Besides seeking to detect and quantify change, including the effects of coastal erosion, the study is designed to evaluate competing explanations for the rapid rise in the level of the Caspian Sea by 2.5 m between 1977 and 1996. The shoreline changes map shows that the Caspian Sea level rise affected along the coast Miankaleh peninsula and Gorgan Bay. Some areas were more vulnerable to erosion than others. Areas with extreme erosion are characterized by weak sediments. For instance, the west side of Gorgan Bay are characterized by weak Quaternary sediments, and the most vulnerable. The local population, in the moth of the Gorgan Bay due to high density fractures have had much destruction. The largest changes are shown on the SPOT image at the west side of the Gorgan Bay. The estimated change in shoreline over a 20 years period (1977-1997) in Gorgan Bay and Miankaleh peninsula is 200 – 19,240 meters. Thus the possible effects of gas and oil extraction in the last two decades will be modelled by analogy with other coastal gas and oil fields in order to discover whether the sea-level changes are the product of land deformation, minor climatic fluctuations or changes in industrial and agricultural water use. An attempt will also be made to apply InSAR methods using ERS1 and ERS2 tandem and differential data to the area for the detection of short-term coastal erosion. The ultimate aim is to identify the techniques, which are best suited to monitor change and plan disaster relief in the varied physical and economic environments to be found in Iran. The following brief conclusion results from this study:

  1. Georeferencing of SPOT, LANDSAT ETM, TM, RADARSAT and aerial Photographs using the georeferenced topography map help to compared rapidly and easily all of satellite data for different times and old aerial photographs GIS tools.
  2. By Processing of LANDSAT ETM created land cover changes map over study area that shows erosion is controlled by geology, geomorphology and regional and local fracture systems.
  3. RADARSAT image was useful to measure the shoreline changes, and map the structures, lithology and drainage systems in the Gorgan Bay area.

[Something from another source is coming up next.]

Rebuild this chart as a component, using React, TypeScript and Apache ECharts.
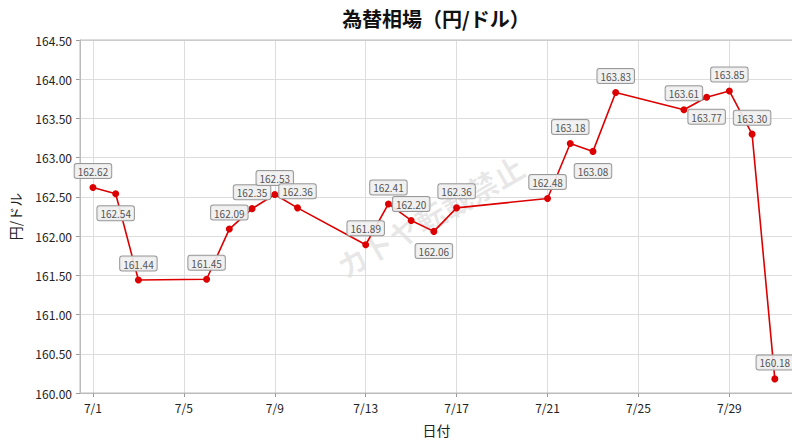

  4. Digital Elevation Model (DEM) is a good tool to interpreting geomorphologic features such as slope, fault type, and drainage characteristics around the Gorgan Bay area.
  5. The results of remote sensing and GIS methods made knowledge of historic changes and projection of future changes over study area that is useful tools in the management and regulation of coastal areas.
  6. The most sever coastal erosion occurs where the shoreline sediments were weakness especially western coasts.